Le proposte dello studio: «Registrazione dei cani di proprietà e legalizzazione dell'abbattimento controllato»
«L‘Animal Birth Control considera i cani ferali come animali da proteggere, senza però evidenziare le complessità del contesto in cui ci troviamo, finendo per causare una violazione dei principi di tutela della biodiversità – spiegano i ricercatori – In altri paesi, come ad esempio gli Stati Uniti, l'Australia, parte dell'Europa e del Sud America vi sono normative che prendono in considerazione il principio ecologico della capacità di carico dell'habitat e, in caso di necessità, non è escluso l'abbattimento delle specie considerate pericolose. In India, invece, assistiamo ad una sorta di "animalismo specista", che assicura al cane una tutela maggiore rispetto a quella che viene offerta agli esseri umani, i quali rischiano di contrarre la rabbia o venire aggrediti.
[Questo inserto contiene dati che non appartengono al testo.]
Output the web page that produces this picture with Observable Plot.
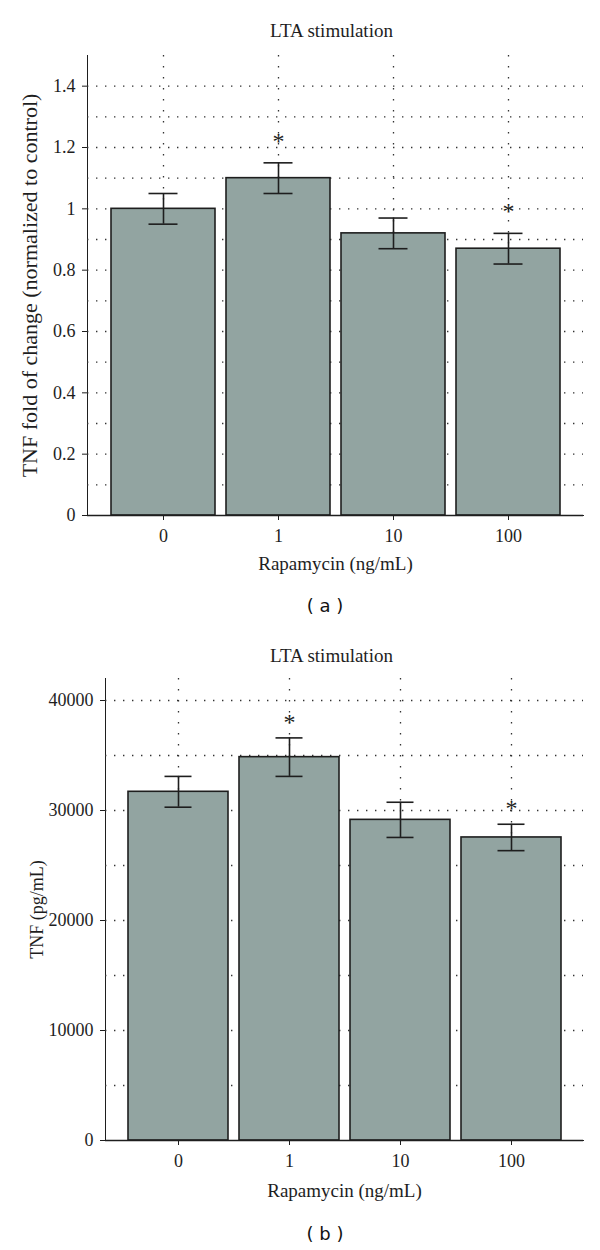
<!DOCTYPE html>
<html>
<head>
<meta charset="utf-8">
<script src="https://cdn.jsdelivr.net/npm/d3@7"></script>
<script src="https://cdn.jsdelivr.net/npm/@observablehq/plot@0.6"></script>
<style>
  html, body { margin: 0; padding: 0; background: #fff; width: 600px; height: 1250px; overflow: hidden; }
  .panel { position: absolute; left: 0; }
  svg text { font-family: "Liberation Serif", "Times New Roman", serif; }
  .cap { position: absolute; left: 0; width: 650px; text-align: center; font-family: "DejaVu Sans", sans-serif; font-size: 18px; color: #111; }
</style>
</head>
<body>
<div id="a" class="panel" style="top:0"></div>
<div class="cap" style="top:595px">( a )</div>
<div id="b" class="panel" style="top:625px"></div>
<div class="cap" style="top:1223px">( b )</div>
<script>
// ---- data ----
const categories = ["0", "1", "10", "100"];
const foldMean = [1.0, 1.1, 0.92, 0.87];
const foldErr = [0.05, 0.05, 0.05, 0.05];
const tnfMean = [31700, 34850, 29150, 27550];
const tnfErr = [1400, 1750, 1600, 1200];
const significant = [false, true, false, true];
const foldTicks = [0, 0.2, 0.4, 0.6, 0.8, 1, 1.2, 1.4];
const foldGrid = [0.1, 0.2, 0.3, 0.4, 0.5, 0.6, 0.7, 0.8, 0.9, 1.0, 1.1, 1.2, 1.3, 1.4];
const tnfTicks = [0, 10000, 20000, 30000, 40000];
const tnfGrid = [5000, 10000, 15000, 20000, 25000, 30000, 35000, 40000];

const FONT = "'Liberation Serif', 'Times New Roman', serif";
const INK = "#1e1e1e";
const BAR = "#92a4a1";

function chart({mean, err, ticks, grid, yMax, yLabel, yLabelSize, mTop, mBottom, mLeft, height, labelDx, titleDx, titleDy, xLabelDy, capInset, starDy}) {
  const data = categories.map((c, i) => ({cat: c, mean: mean[i], lo: mean[i] - err[i], hi: mean[i] + err[i], sig: significant[i]}));
  return Plot.plot({
    width: 600,
    height,
    marginTop: mTop,
    marginBottom: mBottom,
    marginLeft: mLeft,
    marginRight: 17,
    style: {fontFamily: FONT, fontSize: "18px", color: INK, background: "white", overflow: "visible"},
    x: {domain: categories, paddingInner: 0.1, paddingOuter: 0.2, label: null, tickSize: 5, tickPadding: 9, line: true},
    y: {domain: [0, yMax], label: null, ticks, tickFormat: d => String(d), tickSize: 5, tickPadding: 7, line: true},
    marks: [
      Plot.gridY(grid, {stroke: "#333", strokeOpacity: 1, strokeWidth: 1.3, strokeDasharray: "1.4,7.6"}),
      Plot.gridX(categories, {stroke: "#333", strokeOpacity: 1, strokeWidth: 1.3, strokeDasharray: "1.4,9.6"}),
      Plot.barY(data, {x: "cat", y: "mean", fill: BAR, stroke: INK, strokeWidth: 1.6}),
      Plot.ruleX(data, {x: "cat", y1: "lo", y2: "hi", stroke: INK, strokeWidth: 1.6}),
      Plot.tickY(data, {x: "cat", y: "hi", stroke: INK, strokeWidth: 1.6, inset: capInset}),
      Plot.tickY(data, {x: "cat", y: "lo", stroke: INK, strokeWidth: 1.6, inset: capInset}),
      Plot.text(data.filter(d => d.sig), {x: "cat", y: "hi", text: () => "*", fontSize: 24, dy: starDy, fill: INK}),
      Plot.ruleY([0], {stroke: INK, strokeWidth: 1.6}),
      Plot.text(["LTA stimulation"], {frameAnchor: "top-left", dx: titleDx, dy: titleDy, textAnchor: "middle", lineAnchor: "middle", fontSize: 19, fill: INK}),
      Plot.text(["Rapamycin (ng/mL)"], {frameAnchor: "bottom", dy: xLabelDy, textAnchor: "middle", lineAnchor: "middle", fontSize: 19, fill: INK}),
      Plot.text([yLabel], {frameAnchor: "left", dx: labelDx, rotate: -90, textAnchor: "middle", lineAnchor: "middle", fontSize: yLabelSize, fill: INK})
    ]
  });
}

document.getElementById("a").append(chart({
  mean: foldMean, err: foldErr, ticks: foldTicks, grid: foldGrid, yMax: 1.5,
  yLabel: "TNF fold of change (normalized to control)", yLabelSize: 22,
  mTop: 55, mBottom: 75, mLeft: 87, height: 590,
  labelDx: -58, titleDx: 244, titleDy: -25, xLabelDy: 48, capInset: 37.5, starDy: -22
}));
document.getElementById("b").append(chart({
  mean: tnfMean, err: tnfErr, ticks: tnfTicks, grid: tnfGrid, yMax: 42000,
  yLabel: "TNF (pg/mL)", yLabelSize: 18,
  mTop: 53, mBottom: 70, mLeft: 105, height: 585,
  labelDx: -68, titleDx: 226, titleDy: -23, xLabelDy: 50, capInset: 36.5, starDy: -16
}));
</script>
</body>
</html>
Allo stesso tempo, mette da parte la tutela dei selvatici predati, tra i quali vi sono anche specie protette».
Le proposte dei ricercatori, quindi, riguardano una serie interventi rivolti prima di tutto a identificare i cani vaganti che hanno un referente umano. «I responsabili devono occuparsi dell'alimentazione e della registrazione dei soggetti presso un apposito ufficio governativo. I cani devono essere condotti in sicurezza e i rispettivi umani devono assumersi la responsabilità dei danni inferti alle persone, al bestiame o agli animali selvatici. Inoltre bisognerebbe analizzare ulteriormente il fenomeno della predazione di animali selvatici e, se necessario, intervenire attraverso l'abbattimento controllato dei soggetti considerati pericolosi per le altre specie».
Riguardo le conclusioni dei ricercatori indiani, Laura Arena commenta: «Quello della predazione verso le specie selvatiche è un argomento spinoso che merita un'attenta indagine capace di fornire dati sulla prevalenza degli episodi ed una quanto più attenta analisi del rischio per la minaccia alla biodiversità – conclude Laura Arena – D'altro canto, le strategie d'intervento per la gestione di una popolazione canina di tale entità numerica sono davvero di difficile integrazione e coordinamento tra le diverse aree del Paese. Ciononostante le esperienze pregresse e la stessa ecologia ci spiegano come gli abbattimenti massivi non siano certo una soluzione efficace e nemmeno sostenibile».